To understand the charge distribution in a spherical capacitor with a dielectric, let's break down the scenario step by step. You have a spherical capacitor made up of two conducting shells with radii \( a \) and \( b \), and a dielectric material filling the space between them up to a radius \( c \) (where \( a < c < b \)). The key to grasping the charge distribution lies in recognizing how the dielectric affects the electric field and the resulting charges on the surfaces of the conductors.
Understanding the Configuration
In this setup, the inner shell (radius \( a \)) is positively charged with a charge \( +q \), while the outer shell (radius \( b \)) is negatively charged with a charge \( -q \) when connected to a battery. The dielectric material, characterized by its dielectric constant \( k \), influences the electric field in the region between the shells.
Charge Distribution in the Dielectric
When a dielectric is introduced, it becomes polarized in the presence of an electric field. This polarization leads to bound charges on the surfaces of the dielectric. Specifically, at the inner surface of the dielectric (at radius \( c \)), there will be a surface charge density that we can denote as \( \sigma \). The relationship between the free charge \( q \) on the inner shell and the bound charge on the dielectric can be expressed as:
- The free charge on the inner shell is \( +q \).
- The bound charge on the dielectric surface at radius \( c \) is \( -\frac{q}{k} \), due to the dielectric constant reducing the effective electric field.
- The outer shell will still have a total charge of \( -q \), but this charge distribution is influenced by the dielectric's presence.
Balancing Charges
Now, let's analyze the charge distribution more closely. The total charge on the dielectric surface at radius \( c \) is indeed \( -\frac{q}{k} \), which arises from the polarization of the dielectric.

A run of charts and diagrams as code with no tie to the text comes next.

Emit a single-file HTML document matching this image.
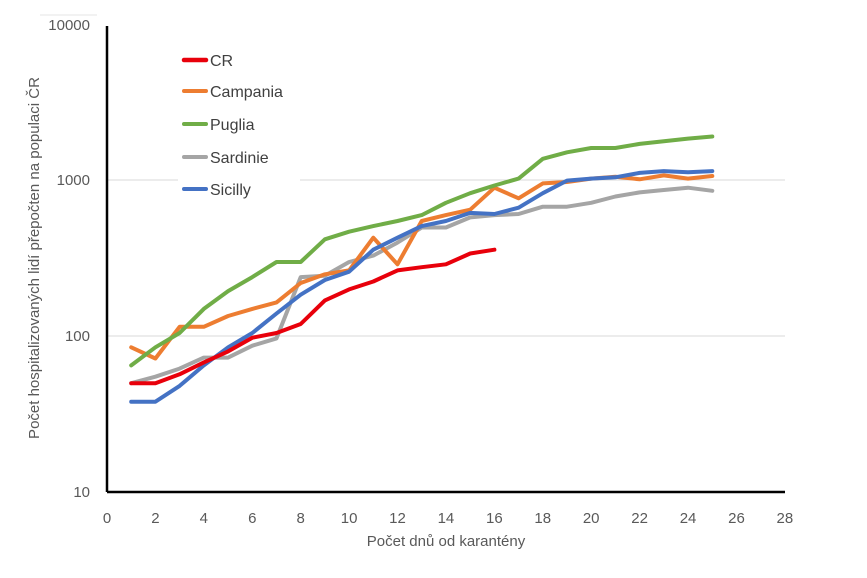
<!DOCTYPE html>
<html><head><meta charset="utf-8"><style>
body{margin:0;background:#fff;}
svg{display:block;font-family:"Liberation Sans",sans-serif;}
</style></head><body>
<svg id="s" width="867" height="578" viewBox="0 0 867 578">
<line x1="40" y1="15" x2="97" y2="15" stroke="#e4e4e4" stroke-width="1"/>
<line x1="107" y1="180" x2="178" y2="180" stroke="#d9d9d9" stroke-width="1"/>
<line x1="300" y1="180" x2="785" y2="180" stroke="#d9d9d9" stroke-width="1"/>
<line x1="107" y1="336" x2="785" y2="336" stroke="#d9d9d9" stroke-width="1"/>
<g fill="#595959" font-size="15" text-anchor="end">
<text x="90" y="30">10000</text><text x="90" y="185">1000</text><text x="90" y="341">100</text><text x="90" y="497">10</text>
</g>
<g id="xt" fill="#595959" font-size="15" text-anchor="middle"></g>
<text x="446" y="546" fill="#595959" font-size="15" text-anchor="middle">Počet dnů od karantény</text>
<text transform="translate(39,258) rotate(-90)" fill="#595959" font-size="15" text-anchor="middle">Počet hospitalizovaných lidí přepočten na populaci ČR</text>
<g id="series" fill="none" stroke-width="4" stroke-linejoin="round" stroke-linecap="round"></g>
<line x1="107" y1="26" x2="107" y2="492" stroke="#000" stroke-width="2.5"/>
<line x1="107" y1="492" x2="785" y2="492" stroke="#000" stroke-width="2.5"/>
<g font-size="16" fill="#404040">
<line x1="184" y1="60" x2="206" y2="60" stroke="#e8000b" stroke-width="4.5" stroke-linecap="round"/><text x="210" y="66">CR</text>
<line x1="184" y1="91" x2="206" y2="91" stroke="#ed7d31" stroke-width="4" stroke-linecap="round"/><text x="210" y="97">Campania</text>
<line x1="184" y1="124" x2="206" y2="124" stroke="#70ad47" stroke-width="4" stroke-linecap="round"/><text x="210" y="130">Puglia</text>
<line x1="184" y1="157" x2="206" y2="157" stroke="#a5a5a5" stroke-width="4" stroke-linecap="round"/><text x="210" y="163">Sardinie</text>
<line x1="184" y1="189" x2="206" y2="189" stroke="#4472c4" stroke-width="4" stroke-linecap="round"/><text x="210" y="195">Sicilly</text>
</g>
</svg>
<script>
var ns="http://www.w3.org/2000/svg";
function X(d){return 107+24.21*d;}
function Y(v){return 492-155.7*Math.log10(v/10);}
var xt=document.getElementById("xt");
for(var i=0;i<=28;i+=2){var t=document.createElementNS(ns,"text");t.setAttribute("x",X(i));t.setAttribute("y",523);t.textContent=i;xt.appendChild(t);}
var S=[
["#a5a5a5",[50,55,62,73,73,87,97,240,245,300,330,400,500,500,580,600,610,680,680,720,790,840,870,900,860]],
["#ed7d31",[85,72,115,115,135,150,165,220,250,265,430,290,550,600,650,900,770,960,980,1030,1060,1020,1080,1030,1070]],
["#70ad47",[65,85,105,150,195,240,300,300,420,470,510,550,600,720,830,930,1030,1380,1520,1620,1620,1720,1790,1860,1920]],
["#4472c4",[38,38,48,65,85,105,140,185,230,260,360,430,510,550,620,610,670,830,1000,1030,1050,1120,1150,1130,1150]],
["#e8000b",[50,50,57,68,80,98,105,120,170,200,225,265,278,290,340,360]]
];
var g=document.getElementById("series");
S.forEach(function(s){var p=document.createElementNS(ns,"polyline");
p.setAttribute("points",s[1].map(function(v,i){return X(i+1).toFixed(1)+","+Y(v).toFixed(1);}).join(" "));
p.setAttribute("stroke",s[0]);g.appendChild(p);});
</script>
</body></html>
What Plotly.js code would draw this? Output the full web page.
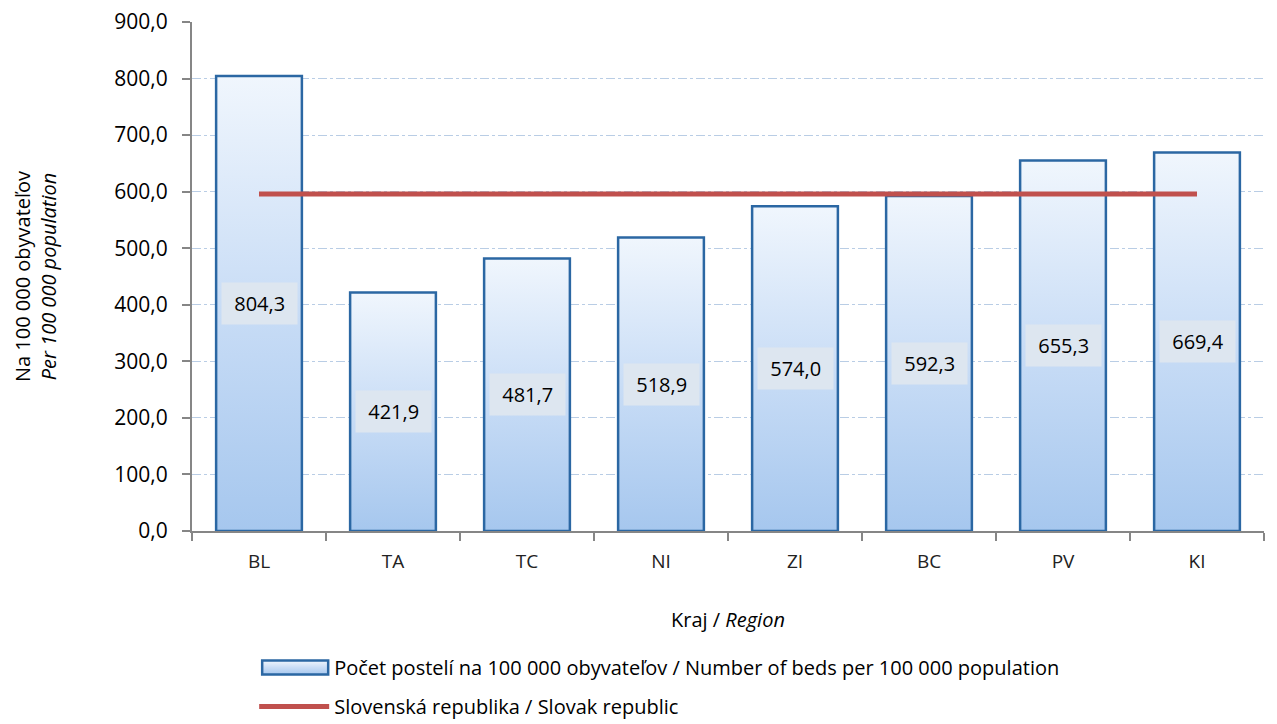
<!DOCTYPE html>
<html><head><meta charset="utf-8">
<script src="https://cdn.plot.ly/plotly-3.0.1.min.js"></script>
<style>body{margin:0;background:#fff}#c{width:1277px;height:724px}</style>
</head><body><div id="c"></div>
<script>
const regions = ["BL","TA","TC","NI","ZI","BC","PV","KI"];
const beds = [804.3,421.9,481.7,518.9,574.0,592.3,655.3,669.4];
const slovakia = [596,596,596,596,596,596,596,596];
const yTicks = [0,100,200,300,400,500,600,700,800,900];
const seriesNames = ["Počet postelí na 100 000 obyvateľov / Number of beds per 100 000 population","Slovenská republika / Slovak republic"];

const FONT = "'Open Sans', sans-serif";
const fmt = v => '\u00a0' + v.toFixed(1).replace('.', ',') + '\u00a0';

const traces = [
  {type:'bar', x:regions, y:beds, name:seriesNames[0], width:0.64,
   marker:{color:'#c9def6', line:{color:'#2b67a3', width:2.5}},
   hoverinfo:'skip', legendgroup:'a'},
  {type:'scatter', mode:'lines', x:regions, y:slovakia, name:seriesNames[1],
   line:{color:'#c0504d', width:5}, legendgroup:'b'}
];

const annotations = regions.map((r,i)=>({
  x:r, y:beds[i]/2, xref:'x', yref:'y', text:fmt(beds[i]), showarrow:false,
  font:{family:FONT, size:20, color:'#000'}, bgcolor:'#dde6f0', borderpad:7
}));

const layout = {
  width:1277, height:724,
  margin:{l:192, r:13, t:22, b:193, autoexpand:false},
  paper_bgcolor:'#fff', plot_bgcolor:'#fff',
  separators:', ',
  font:{family:FONT, size:20, color:'#000'},
  showlegend:true,
  legend:{orientation:'v', x:0.058, xanchor:'left', y:-0.23, yanchor:'top',
          font:{family:FONT, size:20, color:'#000'}, traceorder:'grouped', tracegroupgap:10,
          itemwidth:70, bgcolor:'rgba(0,0,0,0)'},
  xaxis:{type:'category', showline:true, linecolor:'#868686', linewidth:2, automargin:false,
         ticks:'outside', tickson:'boundaries', ticklen:8, tickcolor:'#868686', tickwidth:2,
         ticklabelstandoff:12,
         showgrid:false, tickfont:{family:FONT, size:19, color:'#222'},
         title:{text:'Kraj / <i>Region</i>', font:{family:FONT, size:20, color:'#000'}, standoff:40}},
  yaxis:{range:[0,900], tickvals:yTicks, tickformat:'.1f', showline:true, linecolor:'#868686', linewidth:2, automargin:false,
         ticks:'outside', ticklen:8, tickcolor:'#868686', tickwidth:2, ticklabelstandoff:10,
         showgrid:true, gridcolor:'#b9cde5', griddash:'dashdot', gridwidth:1, zeroline:false,
         tickfont:{family:FONT, size:21, color:'#000'},
         title:{text:'Na 100 000 obyvateľov<br><i>Per 100 000 population</i>', font:{family:FONT, size:20, color:'#000'}, standoff:52}},
  annotations:annotations,
  bargap:0.36
};
Plotly.newPlot('c', traces, layout, {displayModeBar:false, staticPlot:true}).then(gd=>{
  const svg = gd.querySelector('svg.main-svg');
  const ns = 'http://www.w3.org/2000/svg';
  let defs = svg.querySelector('defs');
  const g = document.createElementNS(ns,'linearGradient');
  g.setAttribute('id','barGrad'); g.setAttribute('x1','0'); g.setAttribute('y1','0'); g.setAttribute('x2','0'); g.setAttribute('y2','1');
  [['0','#f0f6fd'],['0.5','#c9ddf6'],['1','#a6c7ee']].forEach(([o,c])=>{
    const s=document.createElementNS(ns,'stop'); s.setAttribute('offset',o); s.setAttribute('stop-color',c); g.appendChild(s);
  });
  defs.appendChild(g);
  gd.querySelectorAll('.barlayer .point path').forEach(p=>{ p.style.fill='url(#barGrad)'; });
  gd.querySelectorAll('.legend .legendpoints .legendbar path, .legend .legendpoints path.legendundefined').forEach(p=>{});
  const lp = gd.querySelector('.legend .traces .legendpoints .legendbar path') || gd.querySelector('.legend .traces .legendpoints path');
  if (lp) { lp.setAttribute('d','M-32,-7h66v14h-66z'); lp.style.fill='url(#barGrad)'; lp.style.strokeWidth='2.5px'; }
});
</script></body></html>
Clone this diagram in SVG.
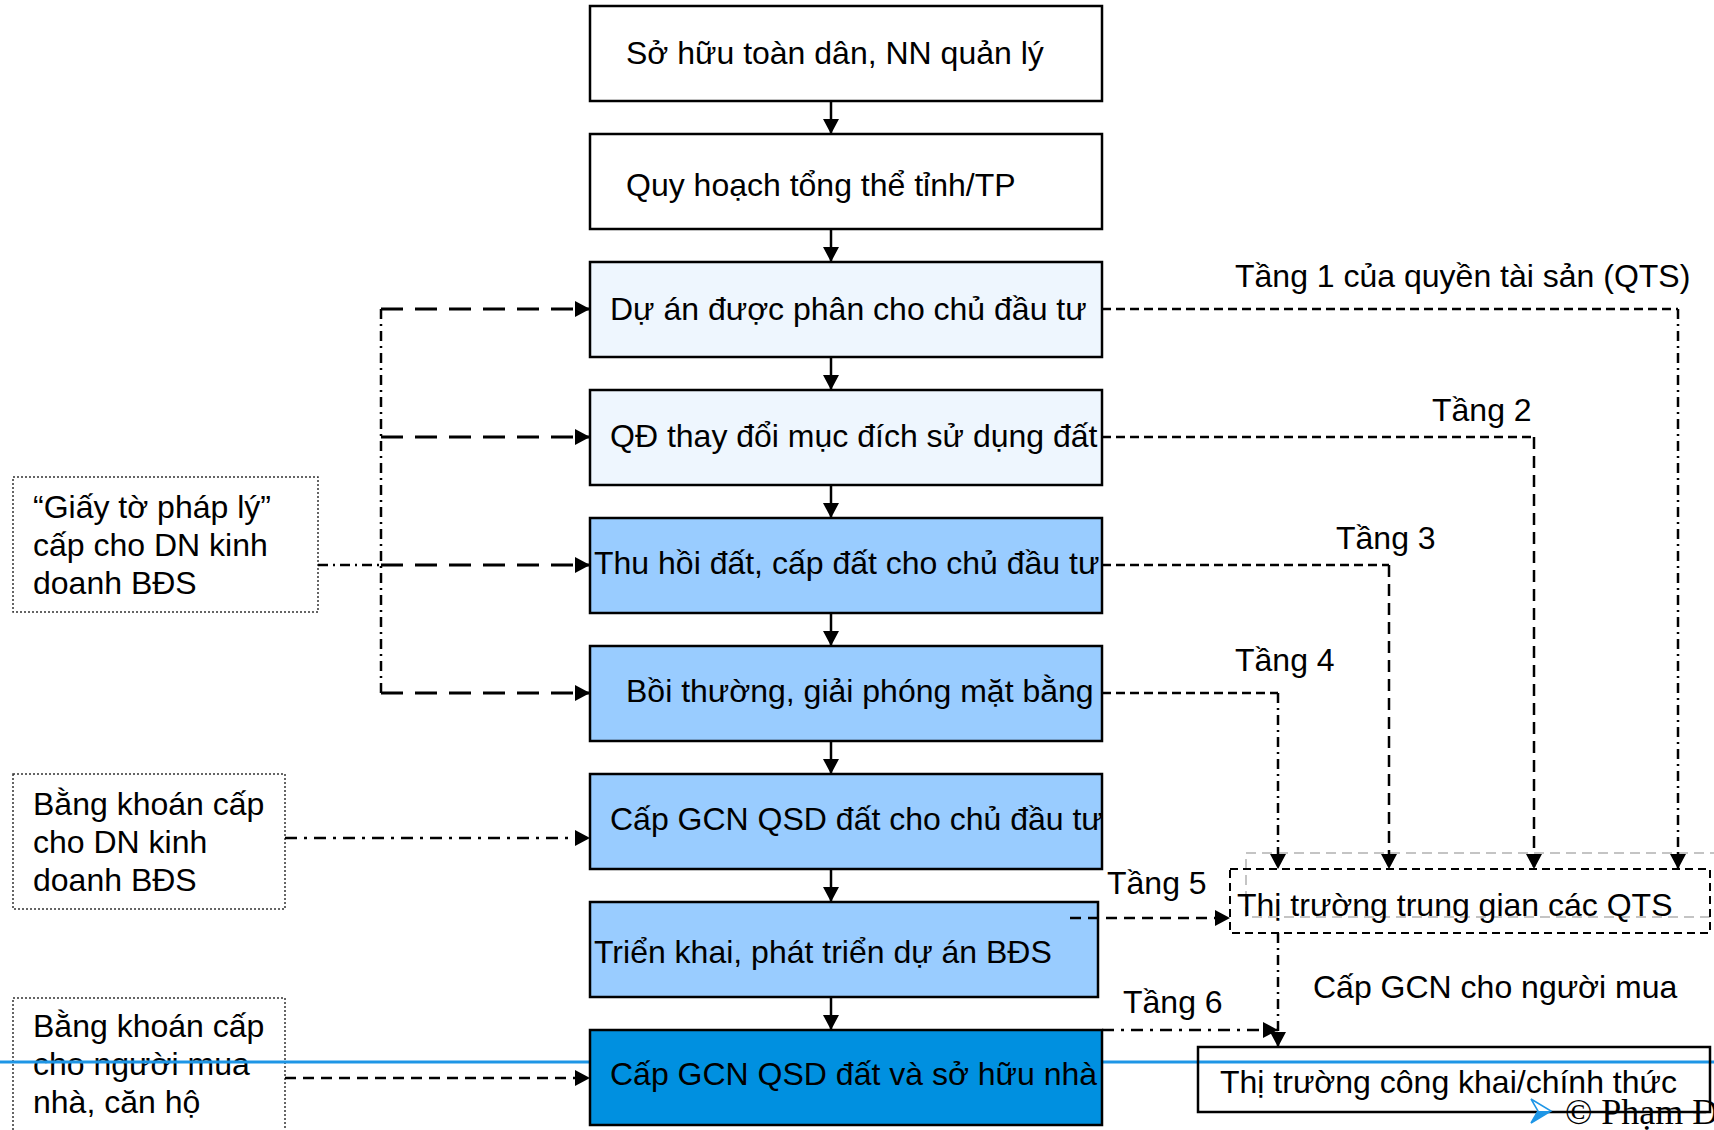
<svg xmlns="http://www.w3.org/2000/svg" width="1714" height="1130" viewBox="0 0 1714 1130">
<defs>
<style>
text{font-family:"Liberation Sans",Arial,sans-serif;font-size:32px;fill:#000}
.box{stroke:#000;stroke-width:2.5}
.w{fill:#fff}.lb{fill:#EEF6FE}.mb{fill:#99CCFF}.db{fill:#0090E0}
.note{fill:none;stroke:#333;stroke-width:1.5;stroke-dasharray:2 2}
.c{fill:none;stroke:#000}
.solid{stroke-width:2.5}
.ld{stroke-width:3;stroke-dasharray:22 12}
.dd{stroke-width:2.5;stroke-dasharray:10 5 2 5}
.dd2{stroke-width:2.5;stroke-dasharray:12 7 3 7}
.d2{stroke-width:2.5;stroke-dasharray:11 7}
.sd{stroke-width:2.5;stroke-dasharray:9 5}
.vd{stroke-width:2.5;stroke-dasharray:12 7}
.serif{font-family:"Liberation Serif","Times New Roman",serif;font-size:36px}
</style>
<marker id="ah" markerUnits="userSpaceOnUse" markerWidth="16" markerHeight="16" refX="15" refY="8" orient="auto">
<path d="M0,0 L15,8 L0,16 z" fill="#000"/>
</marker>
</defs>
<rect width="1714" height="1130" fill="#fff"/>

<g id="note-giay-to">
<rect class="note" x="13" y="477" width="305" height="135"/>
<text x="33" y="518">“Giấy tờ pháp lý”</text>
<text x="33" y="556">cấp cho DN kinh</text>
<text x="33" y="594">doanh BĐS</text>
</g>
<g id="note-bang-khoan-dn">
<rect class="note" x="13" y="774" width="272" height="135"/>
<text x="33" y="815">Bằng khoán cấp</text>
<text x="33" y="853">cho DN kinh</text>
<text x="33" y="891">doanh BĐS</text>
</g>
<g id="note-bang-khoan-mua">
<rect class="note" x="13" y="998" width="272" height="140"/>
<text x="33" y="1037">Bằng khoán cấp</text>
<text x="33" y="1075">cho người mua</text>
<text x="33" y="1113">nhà, căn hộ</text>
</g>

<line x1="0" y1="1062" x2="1714" y2="1062" stroke="#1E96E6" stroke-width="3"/>

<g id="n1"><rect class="box w" x="590" y="6" width="512" height="95"/><text x="626" y="64">Sở hữu toàn dân, NN quản lý</text></g>
<g id="n2"><rect class="box w" x="590" y="134" width="512" height="95"/><text x="626" y="196">Quy hoạch tổng thể tỉnh/TP</text></g>
<g id="n3"><rect class="box lb" x="590" y="262" width="512" height="95"/><text x="610" y="320">Dự án được phân cho chủ đầu tư</text></g>
<g id="n4"><rect class="box lb" x="590" y="390" width="512" height="95"/><text x="610" y="447">QĐ thay đổi mục đích sử dụng đất</text></g>
<g id="n5"><rect class="box mb" x="590" y="518" width="512" height="95"/><text x="594" y="574">Thu hồi đất, cấp đất cho chủ đầu tư</text></g>
<g id="n6"><rect class="box mb" x="590" y="646" width="512" height="95"/><text x="626" y="702">Bồi thường, giải phóng mặt bằng</text></g>
<g id="n7"><rect class="box mb" x="590" y="774" width="512" height="95"/><text x="610" y="830">Cấp GCN QSD đất cho chủ đầu tư</text></g>
<g id="n8"><rect class="box mb" x="590" y="902" width="508" height="95"/><text x="594" y="963">Triển khai, phát triển dự án BĐS</text></g>
<g id="n9"><rect class="box db" x="590" y="1030" width="512" height="95"/><text x="610" y="1085">Cấp GCN QSD đất và sở hữu nhà</text></g>

<g id="market-intermediate">
<rect x="1246" y="853" width="480" height="64" fill="none" stroke="#C4C4C4" stroke-width="2" stroke-dasharray="10 6"/>
<rect x="1230" y="869" width="480" height="64" fill="none" stroke="#000" stroke-width="2" stroke-dasharray="8 5"/>
<text x="1237" y="916">Thị trường trung gian các QTS</text>
</g>
<g id="market-public">
<rect x="1198" y="1047" width="512" height="65" fill="none" stroke="#000" stroke-width="2.5"/>
<text x="1220" y="1093">Thị trường công khai/chính thức</text>
</g>

<g id="connectors">
<path class="c solid" d="M831,101 V134" marker-end="url(#ah)"/>
<path class="c solid" d="M831,229 V262" marker-end="url(#ah)"/>
<path class="c solid" d="M831,357 V390" marker-end="url(#ah)"/>
<path class="c solid" d="M831,485 V518" marker-end="url(#ah)"/>
<path class="c solid" d="M831,613 V646" marker-end="url(#ah)"/>
<path class="c solid" d="M831,741 V774" marker-end="url(#ah)"/>
<path class="c solid" d="M831,869 V902" marker-end="url(#ah)"/>
<path class="c solid" d="M831,997 V1030" marker-end="url(#ah)"/>

<path class="c dd" d="M318,565 H381"/>
<path class="c dd" d="M381,309 V693"/>
<path class="c ld" d="M381,309 H590" marker-end="url(#ah)"/>
<path class="c ld" d="M381,437 H590" marker-end="url(#ah)"/>
<path class="c ld" d="M381,565 H590" marker-end="url(#ah)"/>
<path class="c ld" d="M381,693 H590" marker-end="url(#ah)"/>

<path class="c dd2" d="M285,838 H590" marker-end="url(#ah)"/>
<path class="c d2" d="M285,1078 H590" marker-end="url(#ah)"/>

<path class="c sd" d="M1102,309 H1678"/>
<path class="c dd" d="M1678,309 V869" marker-end="url(#ah)"/>
<path class="c sd" d="M1102,437 H1534"/>
<path class="c vd" d="M1534,437 V869" marker-end="url(#ah)"/>
<path class="c sd" d="M1102,565 H1389"/>
<path class="c vd" d="M1389,565 V869" marker-end="url(#ah)"/>
<path class="c sd" d="M1102,693 H1278"/>
<path class="c dd" d="M1278,693 V869" marker-end="url(#ah)"/>

<path class="c d2" d="M1070,918 H1230" marker-end="url(#ah)"/>
<path class="c dd" d="M1278,933 V1047" marker-end="url(#ah)"/>
<path class="c dd2" d="M1102,1030 H1278" marker-end="url(#ah)"/>
</g>

<g id="labels">
<text x="1235" y="287">Tầng 1 của quyền tài sản (QTS)</text>
<text x="1432" y="421">Tầng 2</text>
<text x="1336" y="549">Tầng 3</text>
<text x="1235" y="671">Tầng 4</text>
<text x="1107" y="894">Tầng 5</text>
<text x="1123" y="1013">Tầng 6</text>
<text x="1313" y="998">Cấp GCN cho người mua</text>
</g>

<g id="copyright">
<polygon points="1531,1099 1551,1111 1531,1123 1538,1111" fill="#fff" stroke="#1E96E6" stroke-width="1.5"/>
<polygon points="1538,1111 1551,1111 1531,1123" fill="#1E96E6"/>
<text class="serif" x="1565" y="1124">© Phạm Đ</text>
</g>
</svg>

However, the outer shell must still maintain overall charge neutrality. Therefore, the charge on the outer shell can be thought of as being influenced by both the free charge \( -q \) and the bound charge \( -\frac{q}{k} \) on the dielectric. This leads to the following relationship:
Let \( Q_{\text{bound}} \) be the bound charge on the dielectric surface:
Q_{\text{bound}} = -\frac{q}{k}
Thus, the effective charge on the outer shell can be expressed as:
Q_{\text{outer}} = -q + Q_{\text{bound}} = -q + \frac{q}{k} = -q \left(1 - \frac{1}{k}\right)
Formation of the Second Capacitor
With this understanding, we can see how the second capacitor is formed. The dielectric effectively creates a scenario where the inner and outer shells act like two capacitors in series. The charge on the dielectric surface (at radius \( c \)) acts as a boundary condition that influences the electric field and potential difference across the two regions.
In summary, while it may seem that the charges are not equal and opposite, the presence of the dielectric modifies the effective charge distribution. The outer shell's charge is indeed influenced by the bound charges created by the dielectric, leading to a consistent and balanced system. The overall capacitance of the system can still be calculated using the series capacitance formula, but understanding the charge distribution helps clarify how the electric field behaves within the capacitor.